From Now On Everything Will Be Different is not a love story, nor is it a book about Indonesia. Although Eliza Vitri Handayani’s first novel in English depicts an on-again, off-again relationship set against the fallout of Soeharto’s New Order, both elements seem tangential to a larger, more ambitious project. Call it the paradox of time, where the title is constantly at war with Handayani’s portraits of society and characters, which seem, in different ways, unable to move on; where all the action happens within a day, crosscut with flashbacks to various moments in the past. Call it the difficulty of art, where photographer Juli’s attempts to capture her world are always on the cusp of something monumental, but somehow fall short, are aborted. Call it the absurdity of life, where doctor Rizky and Juli enact a years-long game of waiting for Godot, trying again and again to meet, to be honest with each other, even as nothing really happens between them.
That is not to say Everything does a poor job of photographing Indonesia or the figures which people it. Handayani’s Jakarta is stressful, chaotic, paradoxical and colourful as a murder scene:
On a curve a bus stops without warning to drop off passengers, Rizky brakes just in time. From the other side of the road people are hurrying to get on, running in front of cars as if they had spare lives stored away somewhere. On the sidewalk a barefoot man is pushing a cart of scrap metals, on its front he has attached a Mercedes hood ornament and on its back he has fastened an expired license plate. (9)
She finds a small mosque and sits on the stairs amid people’s flip-flops. Inside people are praying together. From the house next to it trance music roars, mixed with a woman’s sighing in sexual rapture. (127)
In many ways, Indonesia is another character in the novel, a repressive figure that both repulses and defines the free-spirited Juli, its rural regions Rizky visits on humanitarian missions to escape from his parents just as he sleeps with women, I suspect, to escape himself. At the end of the novel, it is one of Jakarta’s infamous traffic jams that serves as a third party, a stand-in for Rizky’s wife Ina, keeping him and Juli apart, perhaps forever.

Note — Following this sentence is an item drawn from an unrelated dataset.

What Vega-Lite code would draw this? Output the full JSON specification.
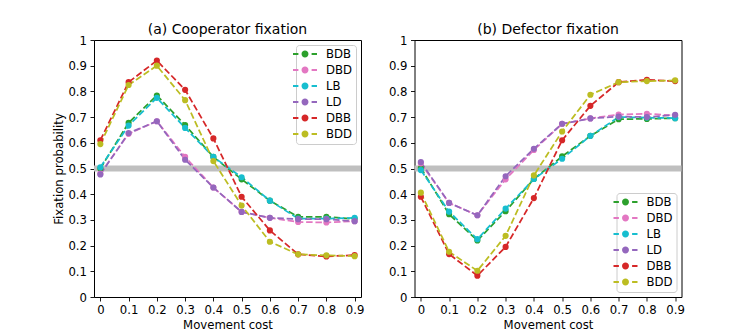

While the landscape and politics of Indonesia are important to Everything, they serve to tell human stories, capturing singular aspirations; just like Juli’s photos of the Reformasi protests:
“You took pictures of individuals. Other photographers showed burning buildings, the marching army, the students in masses—their photos looked like stills from an epic film. You showed the people behind it all, you made it clear that this was more than about toppling a corrupt government, this was about us coming out of hiding, this was our chance to take control of our lives”. (23)
It is these human stories that prove to be the most political of all. Juli’s repeated attempts to remake herself echo the spirit behind political revolution—“She came up with the idea to recreate photos of herself in various bedrooms to show a woman’s quest to discover herself by testing diverse paths with diverse types of lovers” (108). But where Handayani decides to be more didactic, the political edge is blunted, replaced by a less interesting voice—“Is this what Jakarta has become? A city where might is right, where the different and weak ones will be crushed under the wheels or bespattered with mud?” (127). Thankfully, moments like these are very rare.

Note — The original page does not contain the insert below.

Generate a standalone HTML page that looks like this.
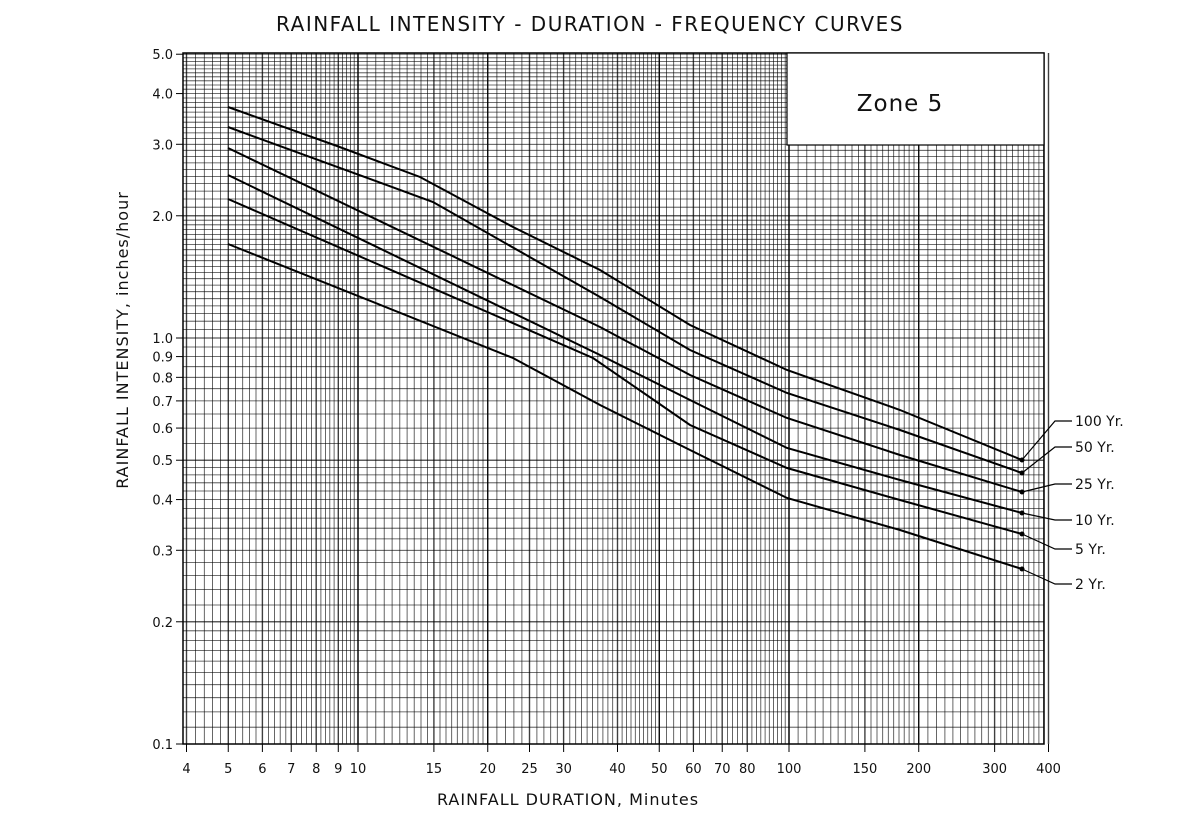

The heart of this story seems to me to beat within the two boxes Rizky and Juli keep. Rizky’s 'Box of Essential Memory' is where he stores traces of important moments in his life, even those unacceptable in Indonesian society: him in a rock band, hair dyed, his letters to Juli, recordings of juvenile attempts at theatre. It is a continual look back to the past, the physical distillation of Rizky’s regrets. Juli’s 'Box of Unfinished Projects' appears to be the opposite, a projection into the future, one where she will one day complete all of the photography assignments she has ever begun. It is easy to think of Rizky as representing the conservative, and Juli the liberal. However, Juli’s rebelliousness is shown to be the reactionary response:
In a country where everyone ignores traffic rules and bribes their way into getting driving licenses we must obey those rules and follow the correct procedures. Just like our sexual rebellion, it will set us apart from the masses.—Julita (122)
And Rizky is, after all, the character more at ease with himself:
Personally, I don’t see myself as a rebel. A rebel always needs a reference: a rebel from what? He separates himself from his reference only to strengthen his bond to it [ . . . . ] If I’m taking girls home because that’s what “Rizky” does, then I’m not really free, am I? Then I’ll only be serving this image of myself that is not even real. (143)
This contradictory dynamic plays out in the fate of the two boxes. There are hints that Rizky’s box makes Ina leave him, potentially changing his life forever, and Juli’s box is abandoned, her projects unfinished at the close of the book.
It is this tension between the past and the future that drives From Now On Everything Will Be Different, allowing it to rise out of the mire of mere history and characterisation to become an urgent, upsetting novel of our times. At about the same time that Indonesia was guest-of-honour at the Frankfurt Book Fair last year, where books on its politics were on display, the Ubud Writers and Readers Festival caved in to police pressure and cancelled the launch of Everything. I like to think that the authorities were being savvy here. Far more politically dangerous is a novel that deals with ambiguity, complexity, and paradox than one which is baldly political, ideological, an activist in paper form. Rizky and Juli, even as they are well-rounded and compelling figures in their own right, also dramatise the artist’s struggle to capture a moment, a soul, the smell of the air, the human condition in all its dignity and ridiculousness. While Everything does not necessarily scale those heights (success must come once in a hundred years or less), it reaches out for them, clear-eyed, tender.